Asteroids are rocks that are not quite big enough to be dwarf planets. We've even found asteroids with rings around them, such as 10199 Charilko. Their small size often leads to the conclusion that they were remnants from when the solar system was formed. Most asteroids are concentrated in a belt between the planets Mars and Jupiter, but there are also many asteroids that follow behind or ahead of planets, or can even cross in a planet's path. NASA and several other entities have asteroid-searching programs in place to scan for potentially dangerous objects in the sky and monitor their orbits closely.

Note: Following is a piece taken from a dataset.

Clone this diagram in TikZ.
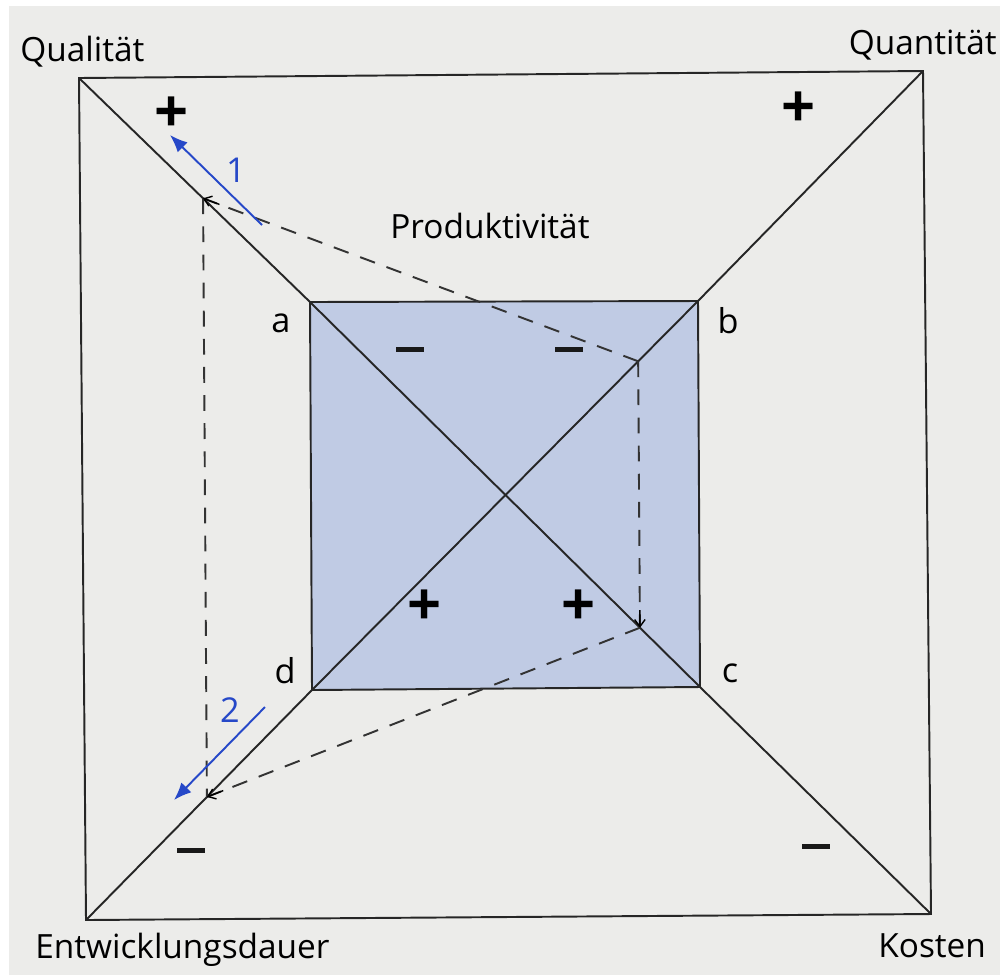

In our solar system, comets (sometimes called dirty snowballs) are objects believed to originate from a vast collection of icy bodies called the Oort Cloud. As a comet approaches the sun, the heat of our star causes ices to melt and stream away from the comet. The ancients often associated comets with destruction or some sort of immense change on Earth, but the discovery of Halley's Comet and related "periodic" or returning comets showed that they were ordinary solar system phenomena.
Galaxies and quasars
Among the biggest cosmic structures we can see are galaxies, which essentially are vast collections of stars. Our own galaxy is called the Milky Way, and is considered a "barred spiral" shape. There are several types of galaxies, ranging from spiral to elliptical to irregular, and they can change as they come close to other objects or as stars within them age.
Often galaxies have supermassive black holes embedded in the center of their galaxies, which are only visible through the radiation that each black hole emanates as well as through its gravitational interactions with other objects. If the black hole is particularly active, with a lot of material falling into it, it produces immense amounts of radiation. This kind of a galactic object is called a quasar (just one of several types of similar objects.)
Large groups of galaxies can form in clusters that are groups as large as hundreds or thousands of galaxies bound together gravitationally. Scientists consider these the largest structures in the universe.